Em tempos de instabilidade econômica e alta carga tributária, empresários buscam soluções eficazes para proteger seus bens pessoais. A falência, quando bem conduzida, oferece um mecanismo de segurança aos sócios, afastando riscos e assegurando o encerramento adequado das atividades.
Introdução: O medo da falência e a necessidade de proteção patrimonial
Muitos empreendedores veem a falência como sinônimo de derrota e estigma. No entanto, em um ambiente de negócios marcado pela insegurança jurídica, ela pode representar uma decisão estratégica de longo prazo.
Ao reconhecer a falência como um processo legal e organizado, abre-se caminho para a blindagem patrimonial dos sócios contra credores.
A falência como instrumento jurídico de encerramento e proteção
Segundo Fábio Ulhôa Coelho, a falência é “o processo judicial de execução concursal do patrimônio do devedor empresário”. A Lei 11.101/2005 (LREF) disciplina esse procedimento, cujo objetivo está expresso no art. 75:
“Promover o afastamento do devedor de suas atividades e otimizar a utilização dos bens e recursos produtivos.”
O processo concursal segue etapas rígidas:
- Habilitação dos credores
- Classificação dos créditos
- Apuração do ativo
- Liquidação dos bens
- Pagamento conforme preferência legal
Como alternativa legal de encerramento, a falência evita acusações de dissolução irregular e obriga o cumprimento de todas as obrigações antes do encerramento definitivo.
Responsabilidade dos sócios em diferentes esferas
A eficácia da blindagem patrimonial varia conforme a natureza do crédito (trabalhista, tributária ou civil). Conhecer as nuances de cada esfera é fundamental para adotar a estratégia adequada.
Esfera Trabalhista
Créditos trabalhistas têm natureza alimentar das verbas trabalhistas, sendo privilegiados no concurso de credores. A teoria menor da desconsideração da personalidade jurídica (DPJ) admite o redirecionamento da execução aos sócios quando houver insuficiência de recursos da empresa.
Com a decretação da falência:
- As ações são deslocadas da Justiça do Trabalho para a Justiça Comum.
- Os créditos se tornam concursais privilegiados.
- Limita-se o alcance direto sobre bens pessoais, salvo comprovação de abuso.
Esfera Tributária
O art. 135 do CTN estabelece responsabilidade solidária dos administradores em casos de encerramento irregular das atividades ou descumprimento de obrigações acessórias. A Súmula 475 do STJ reforça que basta o encerramento irregular para gerar responsabilidade.

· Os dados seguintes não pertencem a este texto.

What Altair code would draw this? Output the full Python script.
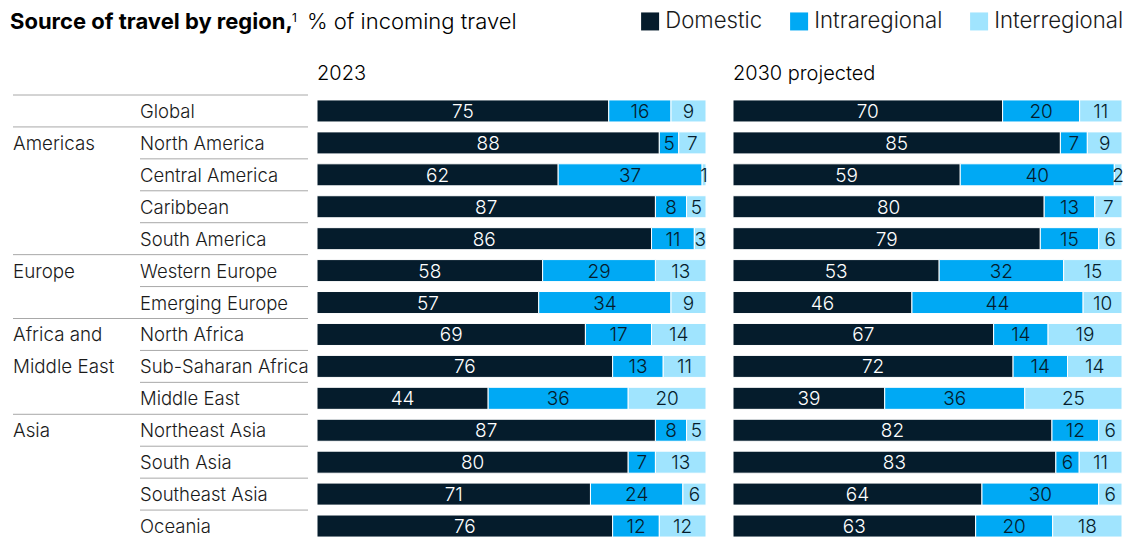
import altair as alt
import pandas as pd

FONT = "Inter"
TEXT = "#1a1a1a"
RULE = "#a8a8a8"
LIGHT = 300

regions = ["Global", "North America", "Central America", "Caribbean", "South America",
           "Western Europe", "Emerging Europe", "North Africa", "Sub-Saharan Africa",
           "Middle East", "Northeast Asia", "South Asia", "Southeast Asia", "Oceania"]
group_start = ["Global", "North America", "Western Europe", "North Africa", "Northeast Asia"]
group_rows = ["North America", "Western Europe", "North Africa", "Sub-Saharan Africa", "Northeast Asia"]
group_texts = ["Americas", "Europe", "Africa and", "Middle East", "Asia"]

types = ["Domestic", "Intraregional", "Interregional"]
colors = ["#051C2C", "#00A9F4", "#A0E4FE"]

domestic_2023 = [75, 88, 62, 87, 86, 58, 57, 69, 76, 44, 87, 80, 71, 76]
intra_2023 = [16, 5, 37, 8, 11, 29, 34, 17, 13, 36, 8, 7, 24, 12]
inter_2023 = [9, 7, 1, 5, 3, 13, 9, 14, 11, 20, 5, 13, 6, 12]
domestic_2030 = [70, 85, 59, 80, 79, 53, 46, 67, 72, 39, 82, 83, 64, 63]
intra_2030 = [20, 7, 40, 13, 15, 32, 44, 14, 14, 36, 12, 6, 30, 20]
inter_2030 = [11, 9, 2, 7, 6, 15, 10, 19, 14, 25, 6, 11, 6, 18]

rows = []
for period, series in [("2023", [domestic_2023, intra_2023, inter_2023]),
                       ("2030", [domestic_2030, intra_2030, inter_2030])]:
    for k, t in enumerate(types):
        for r, v in zip(regions, series[k]):
            rows.append(dict(period=period, region=r, type=t, value=v, order=k))
df = pd.DataFrame(rows)

left_df = pd.DataFrame({"region": regions, "start": [r in group_start for r in regions]})
group_df = pd.DataFrame({"region": group_rows, "glabel": group_texts})

W_LEFT = 277
RULE_END = 295
W_BAR = 389
H = 447


def yenc(**kw):
    return alt.Y("region:N", sort=regions, axis=None,
                 scale=alt.Scale(domain=regions, paddingInner=0, paddingOuter=0), **kw)


def one_text(txt, **mk):
    return alt.Chart(pd.DataFrame({"t": [txt]})).mark_text(font=FONT, **mk)


# ----- left label panel -----
title_bold = one_text("Source of travel by region,", align="left", baseline="top", fontSize=22,
                      fontWeight="bold", color="#000000").encode(
    x=alt.value(-3), y=alt.value(-83), text="t:N")
title_sup = one_text("1", align="left", baseline="top", fontSize=12, color="#000000").encode(
    x=alt.value(279), y=alt.value(-82), text="t:N")
title_reg = one_text("% of incoming travel", align="left", baseline="top", fontSize=22,
                     fontWeight=LIGHT, color="#000000").encode(
    x=alt.value(294), y=alt.value(-83), text="t:N")

rules_full = alt.Chart(left_df).transform_filter("datum.start").mark_rule(
    color=RULE, strokeWidth=1).encode(
    x=alt.value(0), x2=alt.value(RULE_END), y=yenc(bandPosition=0))
rules_part = alt.Chart(left_df).transform_filter("!datum.start").mark_rule(
    color=RULE, strokeWidth=1).encode(
    x=alt.value(127), x2=alt.value(RULE_END), y=yenc(bandPosition=0))
region_text = alt.Chart(left_df).mark_text(
    font=FONT, fontSize=18.5, fontWeight=LIGHT, align="left", baseline="middle",
    color=TEXT, dy=1).encode(
    x=alt.value(127), y=yenc(), text="region:N")
group_text = alt.Chart(group_df).mark_text(
    font=FONT, fontSize=18.8, fontWeight=LIGHT, align="left", baseline="middle",
    color=TEXT, dy=1).encode(
    x=alt.value(0), y=yenc(), text="glabel:N")

left = alt.layer(title_bold, title_sup, title_reg, rules_full, rules_part,
                 region_text, group_text).properties(width=W_LEFT, height=H)


# ----- bar panels -----
def bar_panel(period, header):
    base = alt.Chart(df).transform_filter(alt.datum.period == period)
    xs = alt.Scale(domain=[0, 1], nice=False, zero=True)
    bars = base.mark_bar(height={"band": 0.69}, stroke="white", strokeWidth=1).encode(
        x=alt.X("value:Q", stack="normalize", axis=None, scale=xs),
        y=yenc(),
        color=alt.Color("type:N", sort=types,
                        scale=alt.Scale(domain=types, range=colors),
                        legend=alt.Legend(title=None, orient="none", legendX=626, legendY=-85,
                                          direction="horizontal", symbolType="square",
                                          symbolSize=324, symbolStrokeWidth=0,
                                          labelFontSize=22.2, labelFont=FONT,
                                          labelFontWeight=LIGHT, labelColor=TEXT,
                                          labelOffset=4, columnPadding=25, labelLimit=300)),
        order=alt.Order("order:Q"),
    )
    labels = base.transform_joinaggregate(
        total="sum(value)", groupby=["region"]
    ).transform_window(
        cum="sum(value)", groupby=["region"], sort=[alt.SortField("order")], frame=[None, 0]
    ).transform_calculate(
        mid="(datum.cum - datum.value / 2) / datum.total"
    ).mark_text(font=FONT, fontSize=19, fontWeight=LIGHT, baseline="middle",
                align="center", dy=1).encode(
        x=alt.X("mid:Q", axis=None, scale=xs),
        y=yenc(),
        text="value:Q",
        color=alt.condition(alt.datum.type == "Domestic", alt.value("#ffffff"), alt.value("#051C2C")),
    )
    head = one_text(header, align="left", baseline="middle", fontSize=20, fontWeight=LIGHT,
                    color="#000000").encode(
        x=alt.value(0), y=alt.value(-21), text="t:N")
    return alt.layer(bars, labels, head).properties(width=W_BAR, height=H)


p23 = bar_panel("2023", "2023")
p30 = bar_panel("2030", "2030 projected")

chart = alt.hconcat(
    left, p23, p30, spacing=27, bounds="flush"
).properties(
    padding={"left": 2, "top": 2, "right": 0, "bottom": 0}
).configure_view(stroke=None)

chart.save("out.html", embed_options={"renderer": "svg", "actions": False})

Porém, o STJ pacificou entendimento de que a falência não constitui forma irregular de dissolução. Assim, na massa falida, as obrigações tributárias são atendidas até o encerramento do processo, sem ensejar redirecionamento automático.
Esfera Civil
O art. 50 do Código Civil exige três requisitos para desconsideração da personalidade jurídica: abuso, desvio de finalidade e confusão patrimonial. A jurisprudência atual do STJ, inclusive no Tema Repetitivo 1210, reforça que o mero abandono ou insuficiência de bens não basta para responsabilizar sócios.
A falência, quando requerida e conduzida de forma regular, garante aos sócios que suas obrigações civis sejam quitadas dentro do procedimento concursal, evitando ações isoladas.
Desconsideração da Personalidade Jurídica (DPJ)
A DPJ pode reverter a blindagem, mas exige prova robusta de má-fé ou desvio. Em cada esfera, a extensão da responsabilidade varia, sendo mais frequente no campo trabalhista e tributário.
Manter transparência contábil e documental e respeitar prazos e formalidades evita a abertura de processos de desconsideração.
Recuperação Judicial como alternativa protetiva
A recuperação judicial é outra ferramenta de proteção, permitindo a renegociação de dívidas e suspensão de execuções. Enquanto a falência liquida bens, a recuperação busca a continuidade da atividade.
Em muitos casos, optar pela recuperação judicial antes da falência impede o agravamento de crises financeiras e preserva valor econômico.
Riscos e limites da proteção patrimonial via falência
A blindagem não é absoluta. Agir com má-fé, ocultar ativos ou descumprir normas pode levar à desconsideração e responsabilização pessoal.
Conclusão: Falência como blindagem estratégica, não como derrota
Encarar a falência como uma ferramenta legal de proteção patrimonial transforma medo em oportunidade. Com planejamento, transparência e assessoria especializada, sócios podem assegurar seus bens pessoais e concluir suas atividades de forma digna.
Mais do que um fim, a falência bem conduzida representa o início de uma nova trajetória empresarial, livre de ameaças e comprometimentos indevidos.